On peut mettre en perspective ces dépenses avec les « 300 milliards d’assistance aux riches » (in Alternatives économiques, Jean Gadrey, juin 2018) : cumul de l’évasion fiscale, des niches fiscales, des réductions des taux d’imposition sur les revenus du capital, des impôts sur les sociétés et sur les bénéfices non réinvestis, sur les dividendes

Si certain.es se plaignent régulièrement que la France est le pays qui redistribue le plus par rapport à ses voisins européens, il semblerait toutefois que cette redistribution contribue à réduire le taux de pauvreté d’environ 8 points, et que son niveau soit inférieur à celui de nos voisins. Pas inefficace, mais insuffisante donc.

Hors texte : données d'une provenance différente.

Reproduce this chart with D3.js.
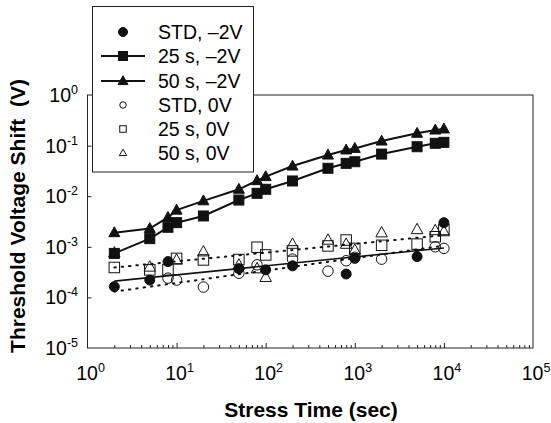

Denis Colombi termine sur la conviction que traiter la pauvreté ou la maintenir à son niveau actuel n’est pas une question de possibilités économiques, mais de volonté politique. Il esquisse quelques pistes classiques (réforme fiscale, revenu universel). On pourra se référer aux écrits de Thomas Piketty pour des propositions plus détaillées.

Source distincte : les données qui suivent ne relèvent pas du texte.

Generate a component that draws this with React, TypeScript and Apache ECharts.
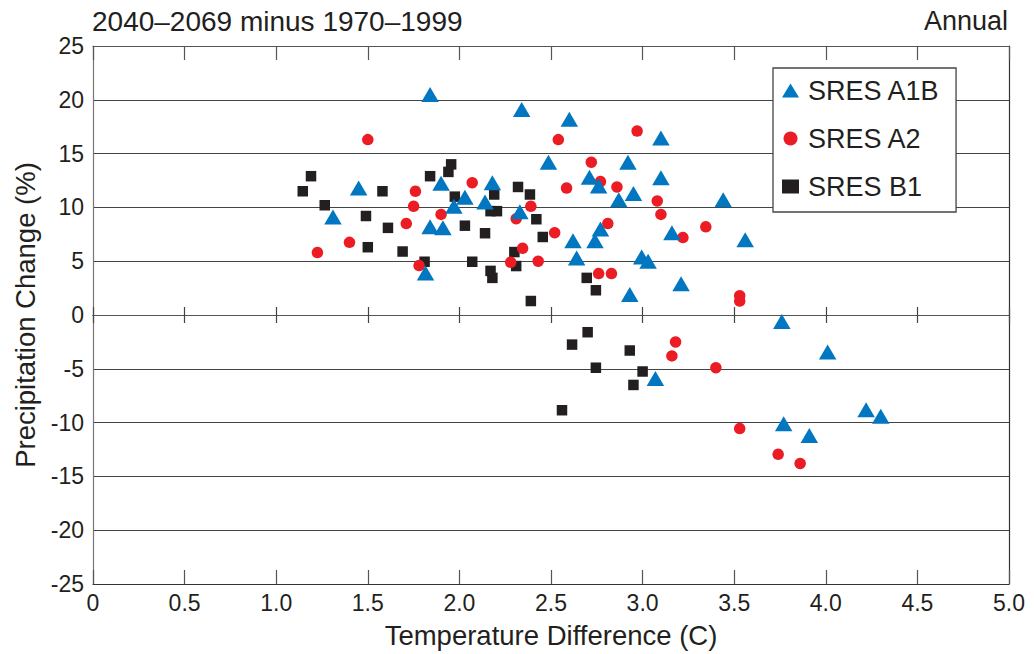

 » Les pauvres n’ont pas forcément l’énergie nécessaire, le temps disponible, ni la croyance en leur capacité d’agir sur leurs conditions d’existence. « 

La place d’un tel ouvrage sur un site de Transition se justifie par la nécessité de répondre à la question suivante : comment permettre à des personnes en situation de précarité de participer à des actions de Transition, sachant que notre mouvement a pour but de changer de modèle de développement, au bénéfice de tou.tes et de la planète ? Les personnes pauvres sont évidemment concernées par notre projet et seraient bénéficiaires de ses avancées.

Les actions de Transition sont réalisables sans trop de coûts pour des personnes ayant suffisamment de temps libre disponible grâce à une sécurité financière et une certaine satisfaction professionnelle, et dont le pouvoir d’achat permet de favoriser une consommation écoresponsable.

Les pauvres n’ont pas forcément l’énergie nécessaire, le temps disponible, ni la croyance en leur capacité d’agir sur leurs conditions d’existence.

La Transition doit cependant réunir le plus d’acteur.trices possibles. L’individualisme ambiant, la dégradation des liens sociaux rendent difficile la mobilisation citoyenne pour des actions collectives constructives.

Cette mobilisation ne doit pas se limiter à celle de classes « moyennes ou supérieures », sensibles aux questions environnementales, écologiques et sociales, mais inclure les personnes qui sont les plus importantes victimes des atteintes faites à l’être humain et à la nature. On peut supposer que leur participation, outre le bénéfice que nous en tirerions, pourrait contribuer à favoriser, renforcer en elleux un sentiment de pouvoir, de capacité d’action, pour changer les choses.

Peut-être la lecture de cet ouvrage pourra-t-elle apporter des éléments de réflexion et des idées pour inviter à participer à la Transition celleux qui peuvent se sentir exclu.es.